The city is looking into changes that would further restrict panhandling.
The city’s planning, development and community services committee recommended Monday that councillors vote in favour of a series of changes to the panhandling bylaw.
If approved, the changes would make it illegal to ask for money within two metres of a parking pay station, or within eight metres of the entrance to a theatre, cinema or performance venue.
The recommendations started with the city’s street activity steering committee (SASC), made up of police and representatives from Saskatoon’s Business Improvement Districts (BIDs).
Along with the changes affecting parking meters and theatres, the SASC wanted to restrict panhandlers to either sitting or standing still, and to forbid them from operating near bars or restaurants that sell alcohol.

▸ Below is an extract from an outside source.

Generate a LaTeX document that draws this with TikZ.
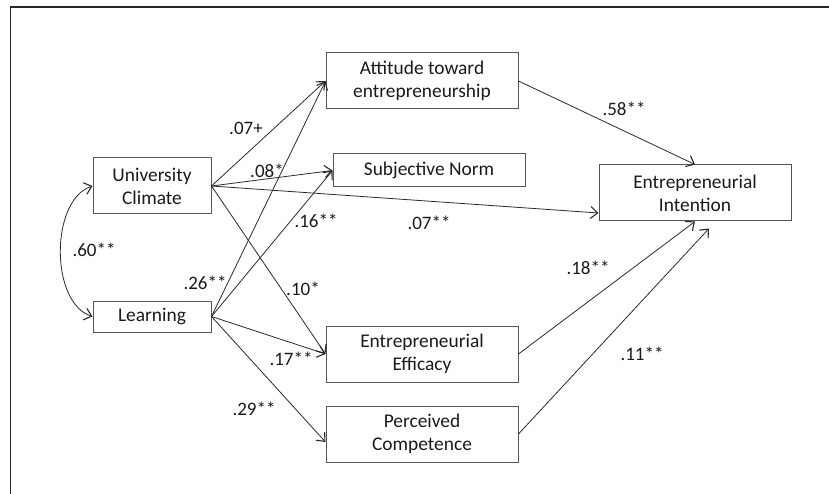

However, administration recommended scrapping those changes, stating panhandling has been ruled a legal activity by the courts, and cities are forbidden from creating bylaws that would make panhandling forbidden on entire city blocks.

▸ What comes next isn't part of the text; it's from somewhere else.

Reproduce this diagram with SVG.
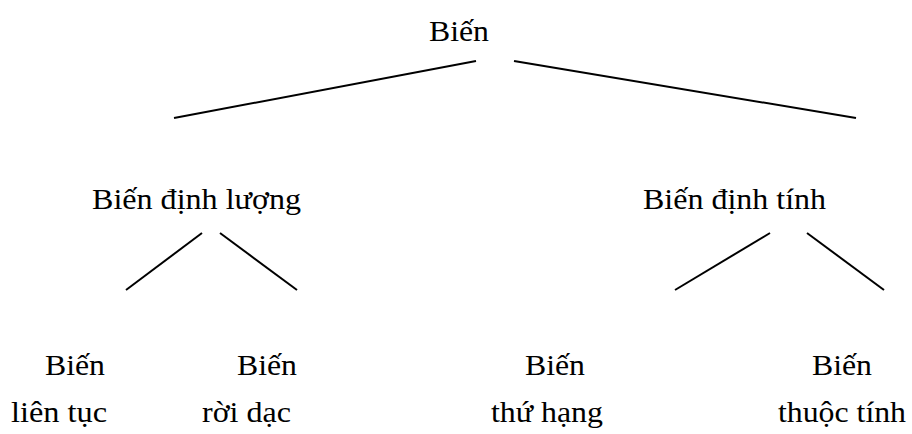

The administration’s report also noted that the city’s current bylaw already forbids panhandlers from following people to ask for money and forbids panhandling near liquor stores, banks and ATMs.
In its recommendations ahead of Monday’s committee meeting, administration suggested that rather than creating a buffer zone around parking pay stations, council ought to change the bylaw to prohibit panhandling while someone is ‘actively using’ one of the stations.
This caused concern for Coun. Zach Jeffries, who said he worried the wording wouldn’t protect people waiting in line to use the stations.
Ultimately, this led the committee to settle on a two-metre buffer around the pay stations, as the five metres originally asked for by the SASC was deemed excessive.
Jeffries asked for administration to add a report on how other cities regulate panhandling around establishments that serve alcohol, saying it was worthwhile information to add to the discussion coming up at the next full council meeting on Dec. 12.
Coun. Troy Davies asked administration about enforcement and communication plans, saying he was concerned about the prospect of having a raft of tickets issued to panhandlers.
Lesley Anderson, the city’s director of planning and development, said the changes would mainly be communicated and enforced by the Community Support Officers (CSOs). She said the CSOs emphasize warning people and informing them of the rules, writing tickets only as a last resort.